The renovation of 30 full size pitches at Chelsea’s 152-acre training facility at Cobham in Surrey has been recently completed by White Horse Contractors with a notable environmental significance.
The pitches used daily by the Premiership club’s first team - 60,000 square metres in all - were Koro’d, replenished with over 1000 tonnes of Fibresand concentrate, then re-seeded in a very tight pre-season timescale by the company based at Abingdon in Oxfordshire. All pitches are replicas of the club’s Stamford Bridge surface and the polypropylene fibre reinforced silica sand fed into the root zone adds stability to a surface created from a Rigby Taylor R14 seed mix.
Other remaining pitches at the Cobham complex, used by the club’s Academy and outside third parties, were sprayed-off, cultivated and laser re-graded. All of the work there started in June and was conducted in two phases.
However, it was neither the time pressure nor the scale of the work that sets this project apart: it was the concerted effort by both the club and contractor to minimize waste and vehicle movements.
White Horse Contractors, which handles a wide variety of natural turf and artificial pitch work countrywide, constructed the first team pitches at Cobham back in 2005 and since then further pitches for the Academy and a 10,000 cubic metre synthetically lined reservoir to help irrigate them. Over this period, with Chelsea’s wholehearted approval and encouragement, they have developed an operational strategy for all renovation work that ensures no material is transported from the site. The resulting reduction in vehicle movements, retention of valuable void space in landfills, minimising waste, and lowering the need for fertiliser are all practical ‘green’ benefits.
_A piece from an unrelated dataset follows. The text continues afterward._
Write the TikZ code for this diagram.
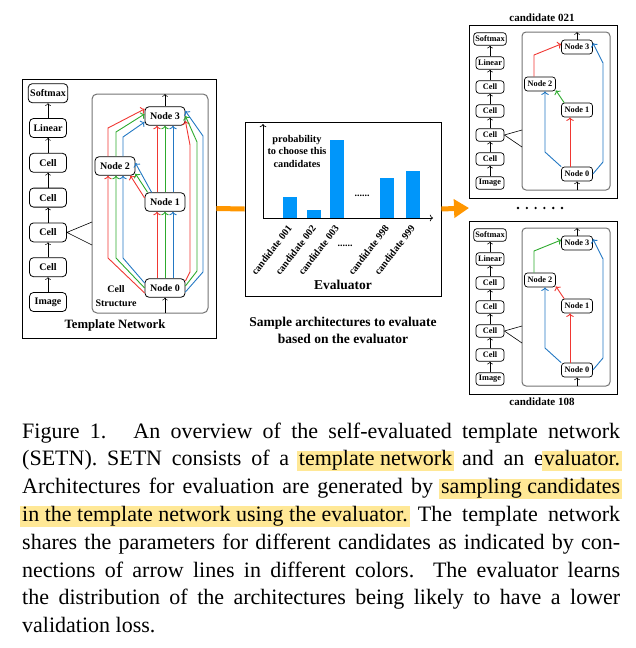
\documentclass[tikz,border=0pt]{standalone}
\usepackage{fontspec}
\setmainfont{Liberation Serif}
\usetikzlibrary{arrows,arrows.meta,positioning}

\definecolor{ared}{RGB}{240,55,50}
\definecolor{agreen}{RGB}{45,170,45}
\definecolor{ablue}{RGB}{35,120,195}
\definecolor{abar}{RGB}{0,150,250}
\definecolor{aorange}{RGB}{255,150,0}
\definecolor{ahl}{RGB}{255,232,150}
\newcommand{\hlbox}[1]{{\setlength{\fboxsep}{0pt}\hspace*{-2pt}\colorbox{ahl}{\kern2pt\rule[-5.5pt]{0pt}{19.5pt}#1\kern2pt}\hspace*{-2pt}}}

\begin{document}
\begin{tikzpicture}[x=1pt,y=-1pt]

\tikzstyle{lay} = [rectangle, rounded corners=4pt, draw=black, line width=0.8pt, minimum width=37pt, minimum height=19pt, inner sep=2pt, font=\fontsize{10}{12}\selectfont\bfseries]
\tikzstyle{nd} = [lay, minimum width=40pt, minimum height=18.5pt]
\tikzstyle{slay} = [rectangle, rounded corners=3pt, draw=black, line width=0.7pt, minimum width=28pt, minimum height=12.5pt, inner sep=1.5pt, font=\fontsize{8.3}{10}\selectfont\bfseries]
\tikzstyle{snd} = [slay, minimum width=31pt, minimum height=14pt]
\tikzstyle{boxframe} = [rectangle, draw=black, line width=0.9pt, inner sep=0pt]
\tikzstyle{cellbox} = [draw=black!55, rounded corners=5pt, line width=1pt]
\tikzstyle{up} = [->, line width=0.5pt]
\tikzstyle{cl} = [->, line width=0.9pt]
\tikzstyle{bold} = [font=\fontsize{10}{12.5}\selectfont\bfseries]

\useasboundingbox (0,0) rectangle (635,648);

% template network
\node (tbox) [boxframe, minimum width=194pt, minimum height=259pt] at (119,208.5) {};
\node (timg) [lay] at (48,302) {Image};
\node (tc1) [lay, above=15pt of timg] {Cell};
\node (tc2) [lay, above=15pt of tc1] {Cell};
\node (tc3) [lay, above=15pt of tc2] {Cell};
\node (tc4) [lay, above=15pt of tc3] {Cell};
\node (tlin) [lay, above=15pt of tc4] {Linear};
\node (tsoft) [lay, above=15pt of tlin] {Softmax};
\draw[up] (timg) -- (tc1);
\draw[up] (tc1) -- (tc2);
\draw[up] (tc2) -- (tc3);
\draw[up] (tc3) -- (tc4);
\draw[up] (tc4) -- (tlin);
\draw[up] (tlin) -- (tsoft);

\draw[cellbox] (92,94) rectangle (208,313);
\coordinate (tcsa) at (92,222);
\coordinate (tcsb) at (92,245);
\draw[line width=0.6pt] (tcsa) -- (tc2.east) -- (tcsb);

\node (tn0) [nd] at (165,288) {Node 0};
\node (tn1) [nd] at (165,202) {Node 1};
\node (tn2) [nd] at (115,166) {Node 2};
\node (tn3) [nd] at (165,116) {Node 3};
\coordinate (tout) at (165,94);
\coordinate (tin) at (165,313);
\draw[up] (tn3) -- (tout);
\draw[up] (tin) -- (tn0);

\foreach \dx/\col in {-8/ared, 0/agreen, 8/ablue}{
  \draw[cl, \col] ([xshift=\dx]tn0.north) -- ([xshift=\dx]tn1.south);
  \draw[cl, \col] ([xshift=\dx]tn1.north) -- ([xshift=\dx]tn3.south);
}
\draw[cl, ared] ([yshift=-5]tn0.west) -- (108,258) -- ([xshift=-7]tn2.south);
\draw[cl, agreen] (tn0.west) -- (116,258) -- ([xshift=1]tn2.south);
\draw[cl, ablue] ([yshift=5]tn0.west) -- (123,258) -- ([xshift=8]tn2.south);
\draw[cl, ared] ([yshift=4]tn1.west) -- ([xshift=-5]tn2.south east);
\draw[cl, agreen] ([xshift=3]tn1.north west) -- ([yshift=2]tn2.south east);
\draw[cl, ablue] ([xshift=7]tn1.north west) -- ([yshift=3]tn2.east);
\draw[cl, ared] ([xshift=-7]tn2.north) -- (108,128) -- ([yshift=7]tn3.west);
\draw[cl, agreen] ([xshift=1]tn2.north) -- (116,132) -- ([yshift=2]tn3.west);
\draw[cl, ablue] ([xshift=8]tn2.north) -- (123,137) -- ([yshift=-6]tn3.west);
\draw[cl, ared] ([yshift=7]tn0.east) -- (190,272) -- (190,145) -- ([yshift=-5]tn3.east);
\draw[cl, agreen] ([yshift=2]tn0.east) -- (197,271) -- (197,142) -- (tn3.east);
\draw[cl, ablue] ([yshift=-4]tn0.east) -- (203,272) -- (203,136) -- ([yshift=5]tn3.east);

\node (tcs) [align=center, font=\fontsize{10}{14.5}\selectfont\bfseries] at (116,296) {Cell\\Structure};
\node (ttitle) [font=\fontsize{12.7}{15}\selectfont\bfseries] at (115,325) {Template Network};

% evaluator
\node (ebox) [boxframe, minimum width=196pt, minimum height=174pt] at (343,209) {};
\foreach \bx/\by/\nm in {290/197/001, 314/210/002, 337/140/003, 387/178/998, 413/171/999}{
  \fill[abar] (\bx-7,\by) rectangle (\bx+7,218);
  \node (cand\nm) [bold, rotate=52, anchor=east] at (\bx+2,224) {candidate \nm};
}
\coordinate (eo) at (263,218);
\coordinate (ey) at (263,124);
\coordinate (ex) at (433,218);
\draw[up, line width=0.7pt] (eo) -- (ey);
\draw[up, line width=0.7pt] (eo) -- (ex);
\node (eprob) [align=center, font=\fontsize{10.3}{12.5}\selectfont\bfseries] at (297,151) {probability\\to choose this\\candidates};
\node (edots) [bold] at (362,196) {......};
\node (edots2) [bold] at (345,246) {......};
\node (etitle) [font=\fontsize{13.5}{16}\selectfont\bfseries] at (343,285) {Evaluator};
\node (esample) [align=center, font=\fontsize{13.5}{17}\selectfont\bfseries] at (343,330) {Sample architectures to evaluate\\based on the evaluator};

\draw[aorange, line width=5pt] (tbox.east) -- (ebox.west);
\coordinate (cin) at (469,208);
\draw[aorange, line width=5pt, -{Triangle[length=15pt,width=18pt]}] (ebox.east) -- (cin);

% candidates
\foreach \oy/\ca/\cb/\nm/\ly in {0/ared/agreen/021/18, 196/agreen/ared/108/206}{
\begin{scope}[shift={(0,\oy)}]
\node (cbox) [boxframe, minimum width=148pt, minimum height=173pt] at (543,111.5) {};
\node (ctitle) [font=\fontsize{11}{13}\selectfont\bfseries] at (542,\ly) {candidate \nm};
\node (cimg) [slay] at (490,183) {Image};
\node (cc1) [slay, above=10.8pt of cimg] {Cell};
\node (cc2) [slay, above=10.8pt of cc1] {Cell};
\node (cc3) [slay, above=10.8pt of cc2] {Cell};
\node (cc4) [slay, above=10.8pt of cc3] {Cell};
\node (clin) [slay, above=10.8pt of cc4] {Linear};
\node (csoft) [slay, above=10.8pt of clin] {Softmax};
\draw[up] (cimg) -- (cc1);
\draw[up] (cc1) -- (cc2);
\draw[up] (cc2) -- (cc3);
\draw[up] (cc3) -- (cc4);
\draw[up] (cc4) -- (clin);
\draw[up] (clin) -- (csoft);
\draw[cellbox, rounded corners=4pt] (522,32) rectangle (610,190);
\coordinate (ccsa) at (522,130);
\coordinate (ccsb) at (522,147);
\draw[line width=0.6pt] (ccsa) -- (cc2.east) -- (ccsb);
\node (cn0) [snd] at (577,174) {Node 0};
\node (cn1) [snd] at (577,110) {Node 1};
\node (cn2) [snd] at (540,84) {Node 2};
\node (cn3) [snd] at (577,47) {Node 3};
\coordinate (cout) at (577,32);
\coordinate (cinp) at (577,190);
\draw[up] (cn3) -- (cout);
\draw[up] (cinp) -- (cn0);
\draw[cl, \ca] ([xshift=-6]cn2.north) -- (534,55) -- ([yshift=3]cn3.west);
\draw[cl, \cb] ([xshift=3]cn1.north west) -- ([yshift=1]cn2.south east);
\draw[cl, ared] ([xshift=-7]cn0.north) -- ([xshift=-7]cn1.south);
\draw[cl, ablue] (cn0.north west) -- (545,152) -- ([xshift=5]cn2.south);
\draw[cl, ablue] (cn0.east) -- (603,162) -- (603,63) -- ([yshift=4]cn3.east);
\end{scope}
}
\foreach \i in {0,...,5}
  \fill (518+\i*8.8,208) circle (1.3pt);

% caption
\node (caption) [anchor=north west, text width=598pt, align=justify, inner sep=0pt, font=\fontsize{22}{27.8}\selectfont] at (22,422.5) {Figure 1.\hspace{0.25em} An overview of the self-evaluated template network\linebreak
(SETN). SETN consists of a \hlbox{template network} and an e\hlbox{valuator.}\linebreak
Architectures for evaluation are generated by \hlbox{sampling candidates}\linebreak
\hlbox{in the template network using the evaluator.} The template network\linebreak
shares the parameters for different candidates as indicated by con-\linebreak
nections of arrow lines in different colors.  The evaluator learns\linebreak
the distribution of the architectures being likely to have a lower\linebreak
validation loss.};

\end{tikzpicture}
\end{document}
White Horse’s commitment to environmental care has been recognised this year by the awarding of full ISO 14001 accreditation from BMTrada and from Chelsea’s point of view it is a means of working that also helps cut the on-going cost of maintaining its training complex.
“The club has always aspired to minimise its environmental impact and at Cobham, we want the facility to complement the beauty of the surrounding countryside,” said head groundsman Jason Griffin who took charge at Stamford Bridge and at the training complex back in 2003.
“The pitches there actually get more wear and tear than the stadium surface because there’s much more play on them day in day out. It’s therefore especially important that both renovation and regular upkeep is top drawer, and that what we do ticks all the environmental boxes.
“The work White Horse Contractors have done for us at Cobham is both intensive in nature and extensive in scale, but everything is kept on site. It means there is no disruption to the local landscape and our neighbours are not inconvenienced. These things matter a lot to the club.”
Pre-season, White Horse Contractors also handled the complete renovation of Chelsea’s Stamford Bridge ground. Koro work, topping up with Fibresand, re-levelling, cultivating and seeding were all completed in just five days.
“All the plant used for work at Cobham and at Stamford Bridge is our own, including three LGP trailers we bought specifically for the Cobham project to work alongside our Blec Combinators, the Koro equivalent, ” said White Horse Contractors Managing Director Stephen Greene.
“The quality of the work we do is a result of the skill and attention to detail of our staff, plus our commitment to investing in specialist equipment. No matter how good a new or renovated pitch is you still need highly skilled groundsmen to maintain it. We think that at Cobham and the Bridge, Jason’s team and White Horse Contractors show just what can be achieved, and without compromising the environment.”